Julia Watson, designer, activist, academic, and leading expert on Lo-TEK technologies for climate resilience, is fighting for new ways to shape our world.
Since leaving Australia for New York more than twenty years ago, Julia Watson has built an innovative landscape design studio, taught at Harvard and Columbia, and written the stunningly beautiful, award-winning and groundbreaking book Lo-TEK. Design by Radical Indi-
genism. In her work she calls for a design that rethinks its perception of high-tech, incorporates indigenous techniques and is much more sustainable and local. We spoke to her about neocolonial design thinking, living materials – and the superpower of symbiosis.
Today, there is a growing interest in the sustainable practices of indigenous cultures. But you started your research almost twenty years ago. Is one of the reasons for this that you are from Australia?

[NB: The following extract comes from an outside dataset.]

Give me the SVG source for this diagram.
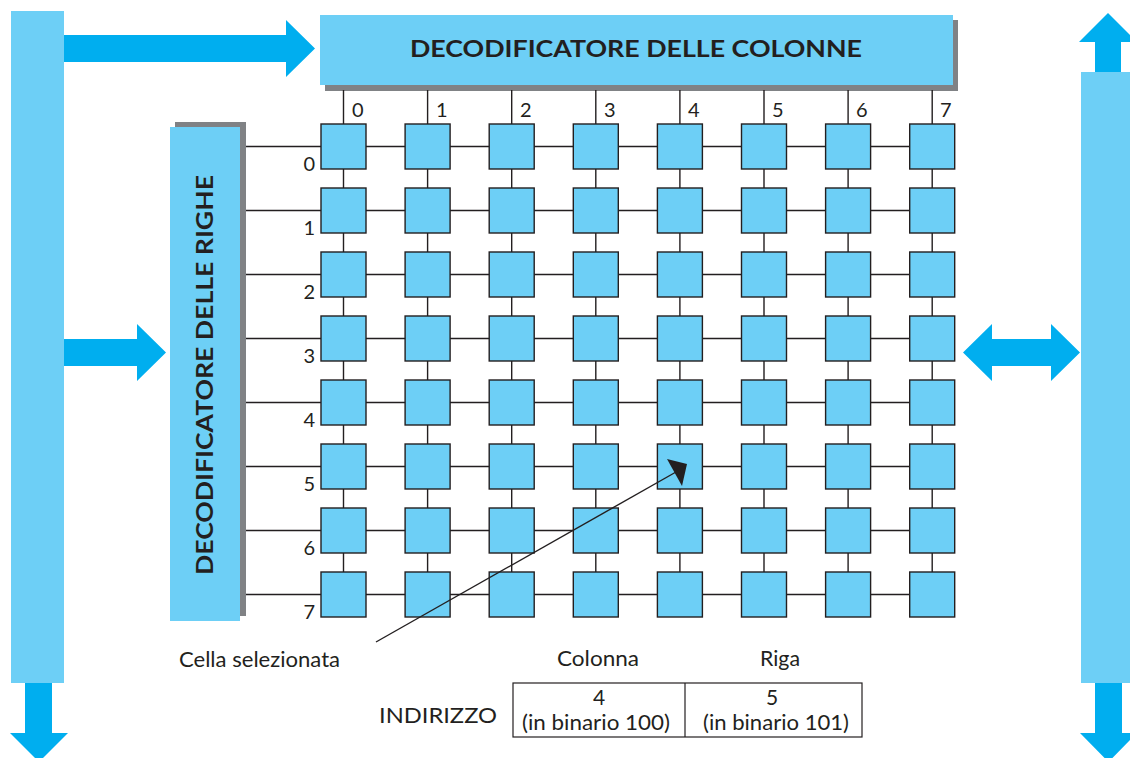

Julia Watson: The precolonial history of Australia is very present but at the same time also very hidden and ignored. Just a few months ago, the majority of Australians voted no in a referendum about giving indigenous people a greater political voice. It’s not all sunny in Australia. But I went to an architecture school with a really advanced Aboriginal Research Center, where every student had to take a course about Aboriginal environments. And that course resonated incredibly with me. I was very interested in history, decolonization, mythology, and nature and at this point it all came together. I switched to landscape architecture and was very inquisitive how indigenous communities inhabited a landscape compared to non-indigenous people. So, I approached it more from a design point of view.